Budget, Timing, and Booking Calm

The internet is still the best planning tool for families: side-by-side comparisons, clear package inclusions, and discounts that appear when you are flexible on dates. I book early when traveling at peak times, late when our dates are open, and always with one page that summarizes deposit rules and cancellation windows so there are no surprises later.

"Perfect" budgets are honest about snacks, transport, and unplanned treats. I add a small joy fund for the souvenir or experience we did not anticipate. Some of our sweetest memories came from that envelope, music in a plaza, an impromptu photo at sunset, a bold new dessert shared with five spoons.

Mistakes and Fixes

Mistake: Scheduling four attractions in one day. Fix: Choose one anchor and a soft optional, protect down time and wild time.

Mistake: Announcing every plan too early. Fix: Share the anchor, hold the bonus until you are sure, let delight arrive, not collapse.
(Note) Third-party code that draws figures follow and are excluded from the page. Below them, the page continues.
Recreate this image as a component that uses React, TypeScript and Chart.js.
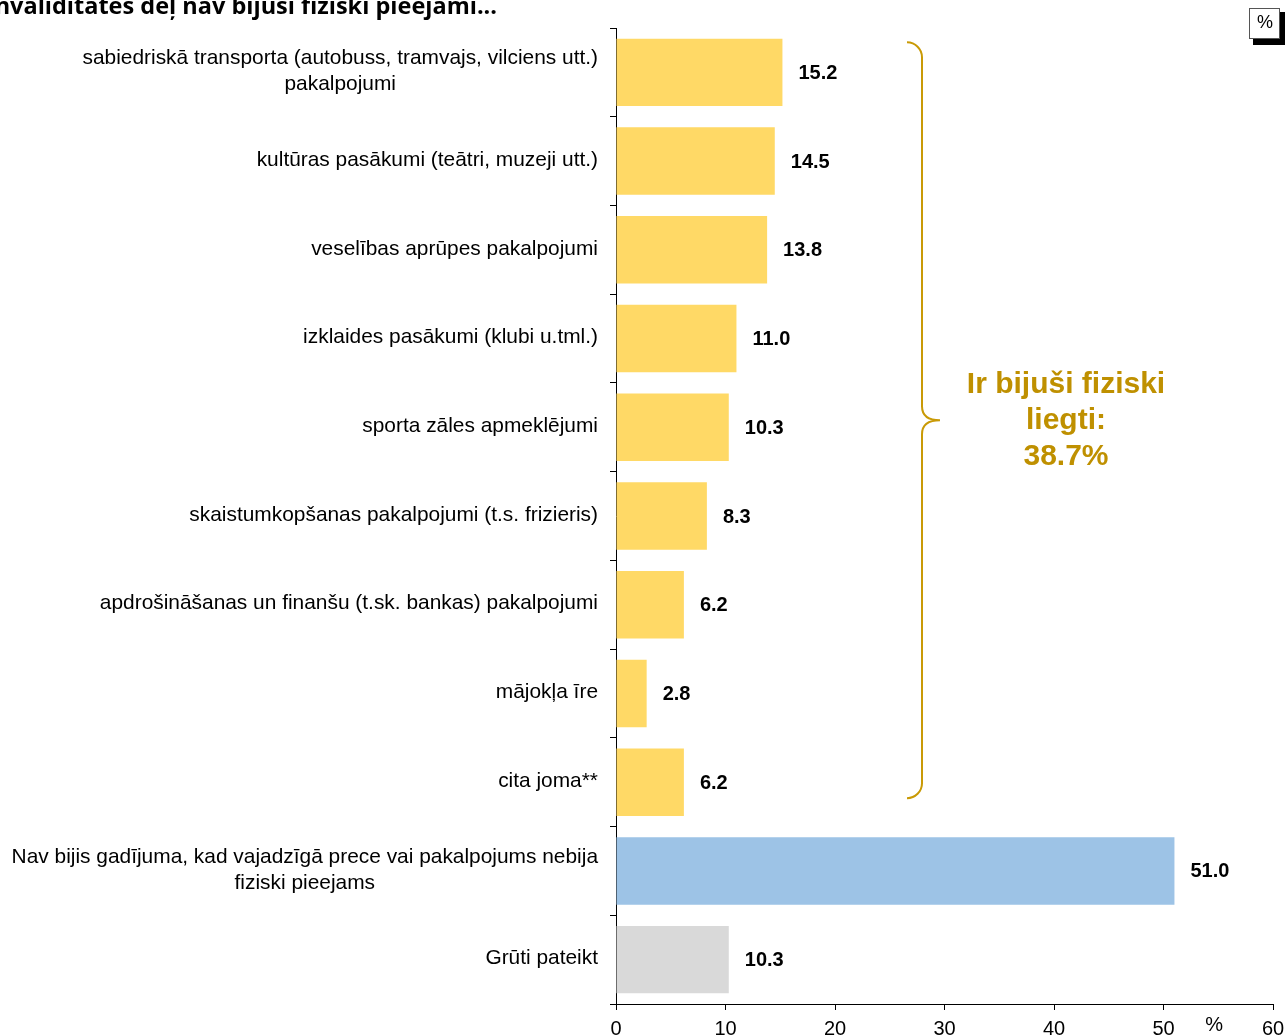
import React, { useEffect, useRef } from "react";
import { Chart, registerables } from "chart.js";

Chart.register(...registerables);

const categories: (string | string[])[] = [
  ["sabiedriskā transporta (autobuss, tramvajs, vilciens utt.)", "pakalpojumi"],
  "kultūras pasākumi (teātri, muzeji utt.)",
  "veselības aprūpes pakalpojumi",
  "izklaides pasākumi (klubi u.tml.)",
  "sporta zāles apmeklējumi",
  "skaistumkopšanas pakalpojumi (t.s. frizieris)",
  "apdrošināšanas un finanšu (t.sk. bankas) pakalpojumi",
  "mājokļa īre",
  "cita joma**",
  ["Nav bijis gadījuma, kad vajadzīgā prece vai pakalpojums nebija", "fiziski pieejams"],
  "Grūti pateikt",
];

const values: number[] = [15.2, 14.5, 13.8, 11.0, 10.3, 8.3, 6.2, 2.8, 6.2, 51.0, 10.3];

const barColors: string[] = [
  "#FFD966", "#FFD966", "#FFD966", "#FFD966", "#FFD966", "#FFD966", "#FFD966", "#FFD966", "#FFD966",
  "#9DC3E6",
  "#D9D9D9",
];

const braceText: string[] = ["Ir bijuši fiziski", "liegti:", "38.7%"];
const titleText = "invaliditātes dēļ nav bijuši fiziski pieejami...";
const axisUnit = "%";

const W = 1285;
const H = 1035;

const overlayPlugin = {
  id: "overlay",
  afterDraw(chart: any) {
    const ctx: CanvasRenderingContext2D = chart.ctx;
    const xS = chart.scales.x;
    const yS = chart.scales.y;
    const area = chart.chartArea;
    ctx.save();

    // category labels
    ctx.fillStyle = "#000";
    ctx.font = '20.9px "Liberation Sans", Arial, sans-serif';
    ctx.textBaseline = "middle";
    ctx.textAlign = "center";
    const lineH = 26;
    const rightX = area.left - 18;
    categories.forEach((lab, i) => {
      const lines = Array.isArray(lab) ? lab : [lab];
      const maxW = Math.max(...lines.map((l) => ctx.measureText(l).width));
      const cx = rightX - maxW / 2;
      const cy = yS.getPixelForValue(i) - 1;
      lines.forEach((l, j) => {
        ctx.fillText(l, cx, cy + (j - (lines.length - 1) / 2) * lineH);
      });
    });

    // value labels
    ctx.font = 'bold 20px "Liberation Sans", Arial, sans-serif';
    ctx.textAlign = "left";
    values.forEach((v, i) => {
      const x = xS.getPixelForValue(v) + 16;
      const y = yS.getPixelForValue(i) + 1;
      ctx.fillText(v.toFixed(1), x, y);
    });

    // brace
    const top = yS.getPixelForValue(0) - 30;
    const bot = yS.getPixelForValue(8) + 16;
    const mid = (top + bot) / 2;
    const bx = 922;
    const r = 15;
    ctx.strokeStyle = "#C99A06";
    ctx.lineWidth = 2;
    ctx.beginPath();
    ctx.moveTo(bx - r, top);
    ctx.arcTo(bx, top, bx, top + r, r);
    ctx.lineTo(bx, mid - 14);
    ctx.quadraticCurveTo(bx, mid, bx + 18, mid);
    ctx.quadraticCurveTo(bx, mid, bx, mid + 14);
    ctx.lineTo(bx, bot - r);
    ctx.arcTo(bx, bot, bx - r, bot, r);
    ctx.stroke();

    // brace text
    ctx.fillStyle = "#BF9000";
    ctx.font = 'bold 30px "Liberation Sans", Arial, sans-serif';
    ctx.textAlign = "center";
    ctx.textBaseline = "middle";
    braceText.forEach((t, j) => {
      ctx.fillText(t, 1066, mid - 36 + j * 36);
    });

    // title (cut off on the left)
    ctx.fillStyle = "#000";
    ctx.font = 'bold 23.5px "Open Sans", sans-serif';
    ctx.textAlign = "right";
    ctx.textBaseline = "alphabetic";
    ctx.fillText(titleText, 497, 14);

    // % unit near x-axis
    ctx.font = '20px "Liberation Sans", Arial, sans-serif';
    ctx.textAlign = "center";
    ctx.textBaseline = "top";
    ctx.fillText(axisUnit, (xS.getPixelForValue(50) + xS.getPixelForValue(60)) / 2 - 4, 1015);

    // % box top-right
    ctx.fillStyle = "#000";
    ctx.fillRect(1253, 12, 32, 33);
    ctx.fillStyle = "#fff";
    ctx.fillRect(1249, 8, 31, 31);
    ctx.strokeStyle = "#555";
    ctx.lineWidth = 1;
    ctx.strokeRect(1249.5, 8.5, 30, 30);
    ctx.fillStyle = "#000";
    ctx.font = '18px "Liberation Sans", Arial, sans-serif';
    ctx.textBaseline = "middle";
    ctx.fillText("%", 1265, 23);

    ctx.restore();
  },
};

export default function App() {
  const ref = useRef<HTMLCanvasElement | null>(null);
  useEffect(() => {
    if (!ref.current) return;
    const chart = new Chart(ref.current, {
      type: "bar",
      data: {
        labels: categories as any,
        datasets: [
          {
            data: values,
            backgroundColor: barColors,
            borderWidth: 0,
            barPercentage: 0.76,
            categoryPercentage: 1,
          },
        ],
      },
      options: {
        indexAxis: "y",
        responsive: false,
        animation: false,
        events: [],
        layout: { padding: { top: 28, right: 12, left: 0, bottom: 0 } },
        plugins: {
          legend: { display: false },
          tooltip: { enabled: false },
          title: { display: false },
        },
        scales: {
          x: {
            type: "linear",
            min: 0,
            max: 60,
            ticks: {
              stepSize: 10,
              color: "#000",
              font: { size: 20, family: '"Liberation Sans", Arial, sans-serif' },
              padding: 7,
              maxRotation: 0,
            },
            grid: { drawOnChartArea: false, drawTicks: true, tickLength: 6, color: "#000" },
            border: { display: true, color: "#000", width: 1 },
            afterFit(scale: any) {
              scale.height = 31;
              scale.paddingRight = 0;
              scale.paddingLeft = 0;
            },
          },
          y: {
            type: "category",
            ticks: { display: false },
            grid: { drawOnChartArea: false, drawTicks: true, tickLength: 6, color: "#000", offset: true },
            border: { display: true, color: "#000", width: 1 },
            afterFit(scale: any) {
              scale.width = 616;
            },
          },
        },
      },
      plugins: [overlayPlugin],
    });
    return () => chart.destroy();
  }, []);
  return (
    <div style={{ position: "absolute", left: 0, top: 0, width: W, height: H, background: "#fff" }}>
      <canvas ref={ref} width={W} height={H} style={{ width: W, height: H, display: "block" }} />
    </div>
  );
}
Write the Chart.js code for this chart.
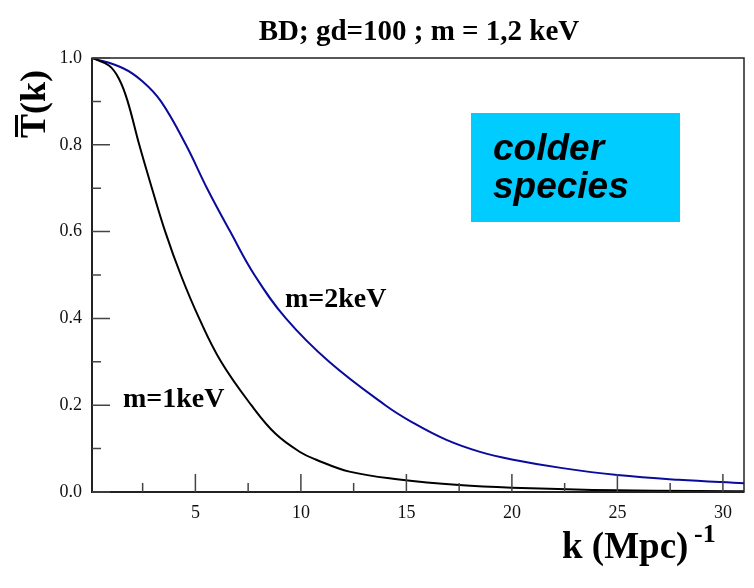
<!DOCTYPE html>
<html>
<head>
<meta charset="utf-8">
<script src="https://cdn.jsdelivr.net/npm/chart.js@4.4.1/dist/chart.umd.min.js"></script>
<style>
  html, body { margin: 0; padding: 0; background: #fff; }
  #wrap { width: 754px; height: 588px; }
</style>
</head>
<body>
<div id="wrap"><canvas id="tk" width="754" height="588"></canvas></div>
<script>
// transfer function, k in (Mpc)^-1
const k1keV = [0.1, 0.92, 1.4, 1.79, 2.34, 2.94, 3.57, 4.31, 5.18, 6.22, 7.65, 8.8, 10, 10.7, 12.3, 14.66, 17.5, 20, 25, 31];
const t1keV = [1.0, 0.982, 0.95, 0.9, 0.8, 0.7, 0.6, 0.5, 0.4, 0.3, 0.2, 0.134, 0.091, 0.075, 0.047, 0.029, 0.016, 0.01, 0.004, 0.002];

const k2keV = [0.1, 1.55, 2.5, 3.37, 4.55, 5.55, 6.65, 7.8, 9.29, 11.34, 14.0, 15.3, 16.9, 18.45, 20, 22.4, 25, 27.9, 31];
const t2keV = [1.0, 0.977, 0.946, 0.9, 0.8, 0.7, 0.6, 0.5, 0.4, 0.3, 0.2, 0.16, 0.12, 0.093, 0.075, 0.055, 0.039, 0.028, 0.02];

const xMajor = [5, 10, 15, 20, 25, 30];
const xMinor = [2.5, 7.5, 12.5, 17.5, 22.5, 27.5];
const yMajor = [0, 0.2, 0.4, 0.6, 0.8, 1.0];
const yMinor = [0.1, 0.3, 0.5, 0.7, 0.9];

function pts(ks, ts) {
  return ks.map(function (k, i) { return { x: k, y: ts[i] }; });
}

const serif = "'Liberation Serif', 'Times New Roman', serif";

// frame, inward ticks and all the free text
const decor = {
  id: "decor",
  afterDraw: function (chart) {
    const ctx = chart.ctx;
    const a = chart.chartArea;
    const xs = chart.scales.x;
    const ys = chart.scales.y;
    ctx.save();

    // frame
    ctx.strokeStyle = "#222";
    ctx.lineWidth = 1.5;
    ctx.strokeRect(a.left, a.top, a.right - a.left, a.bottom - a.top);
    ctx.lineWidth = 2;
    ctx.beginPath();
    ctx.moveTo(a.left, a.top);
    ctx.lineTo(a.left, a.bottom);
    ctx.lineTo(a.right, a.bottom);
    ctx.stroke();

    // ticks
    ctx.strokeStyle = "#444";
    ctx.lineWidth = 1.5;
    ctx.beginPath();
    yMajor.forEach(function (v) {
      const p = ys.getPixelForValue(v);
      ctx.moveTo(a.left, p); ctx.lineTo(a.left + 18, p);
    });
    yMinor.forEach(function (v) {
      const p = ys.getPixelForValue(v);
      ctx.moveTo(a.left, p); ctx.lineTo(a.left + 9, p);
    });
    xMajor.forEach(function (v) {
      const p = xs.getPixelForValue(v);
      ctx.moveTo(p, a.bottom); ctx.lineTo(p, a.bottom - 18);
    });
    xMinor.forEach(function (v) {
      const p = xs.getPixelForValue(v);
      ctx.moveTo(p, a.bottom); ctx.lineTo(p, a.bottom - 9);
    });
    ctx.stroke();

    ctx.fillStyle = "#000";
    ctx.textBaseline = "alphabetic";

    // title
    ctx.font = "bold 29px " + serif;
    ctx.textAlign = "center";
    ctx.fillText("BD; gd=100 ; m = 1,2 keV", 419, 40);

    // curve labels
    ctx.textAlign = "left";
    ctx.font = "bold 28px " + serif;
    ctx.fillText("m=2keV", 285, 307);
    ctx.fillText("m=1keV", 123, 407);

    // x axis title
    ctx.font = "bold 37px " + serif;
    ctx.fillText("k (Mpc)", 562, 558);
    ctx.font = "bold 26px " + serif;
    ctx.fillText("-1", 694, 542);

    // y axis title with the bar over T
    ctx.save();
    ctx.translate(45, 138);
    ctx.rotate(-Math.PI / 2);
    ctx.font = "bold 36px " + serif;
    ctx.fillText("T(k)", 0, 0);
    const wT = ctx.measureText("T").width;
    ctx.fillRect(1, -30, wT - 2, 3);
    ctx.restore();

    // colder species box
    ctx.fillStyle = "#00ccff";
    ctx.fillRect(471, 113, 209, 109);
    ctx.fillStyle = "#000";
    ctx.font = "italic bold 37px 'Liberation Sans', Arial, sans-serif";
    ctx.fillText("colder", 493, 160);
    ctx.fillText("species", 493, 198);

    ctx.restore();
  },
};

const ctx = document.getElementById("tk").getContext("2d");
new Chart(ctx, {
  type: "line",
  data: {
    datasets: [
      {
        label: "m=1keV",
        data: pts(k1keV, t1keV),
        borderColor: "#000000",
        borderWidth: 2,
        pointRadius: 0,
        tension: 0.4,
        fill: false,
      },
      {
        label: "m=2keV",
        data: pts(k2keV, t2keV),
        borderColor: "#0a0a9c",
        borderWidth: 2,
        pointRadius: 0,
        tension: 0.4,
        fill: false,
      },
    ],
  },
  options: {
    responsive: false,
    animation: false,
    layout: { padding: { left: 0, top: 58, right: 10, bottom: 46 } },
    plugins: {
      legend: { display: false },
      title: { display: false },
      tooltip: { enabled: false },
    },
    scales: {
      x: {
        type: "linear",
        min: 0.1,
        max: 31,
        grid: { display: false },
        border: { display: false },
        afterFit: function (s) { s.height = 50; },
        afterBuildTicks: function (s) {
          s.ticks = xMajor.map(function (v) { return { value: v }; });
        },
        ticks: {
          autoSkip: false,
          maxRotation: 0,
          padding: 2,
          color: "#111",
          font: { family: serif, size: 18 },
        },
      },
      y: {
        min: 0,
        max: 1,
        grid: { display: false },
        border: { display: false },
        afterFit: function (s) { s.width = 92; },
        afterBuildTicks: function (s) {
          s.ticks = yMajor.map(function (v) { return { value: v }; });
        },
        ticks: {
          padding: 2,
          color: "#111",
          font: { family: serif, size: 18 },
          callback: function (v) { return v.toFixed(1); },
        },
      },
    },
  },
  plugins: [decor],
});
</script>
</body>
</html>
Mistake: Packing for perfection instead of categories. Fix: Fuel, fluid, comfort, delight, cover each and stop.

Mistake: Expecting kids to match adult stamina. Fix: Read the signals, pre-empt with snacks and rests, and shorten the line before it snaps.

Mini-FAQ

How far ahead should I book? For school-holiday weeks, months ahead brings the best selection; for flexible dates, late deals can work. I still decide early on our base and arrival window so the group moves together.

Is an all-inclusive worth it for families? If you want fewer daily decisions and built-in kids activities, yes. If you love exploring local streets and cooking breakfast in pajamas, an aparthotel or rental can be perfect.

What about multi-city families? Use shared reservations and agree on a single arrival window. One details lead, one meeting spot, one backup plan. That clarity keeps reunions joyful.

How do I keep flights manageable with toddlers? Gate-check a stroller, pack extra diapers and wipes, reveal amusements slowly, and plan a swallow routine for takeoff and landing. Kindness beats choreography every time.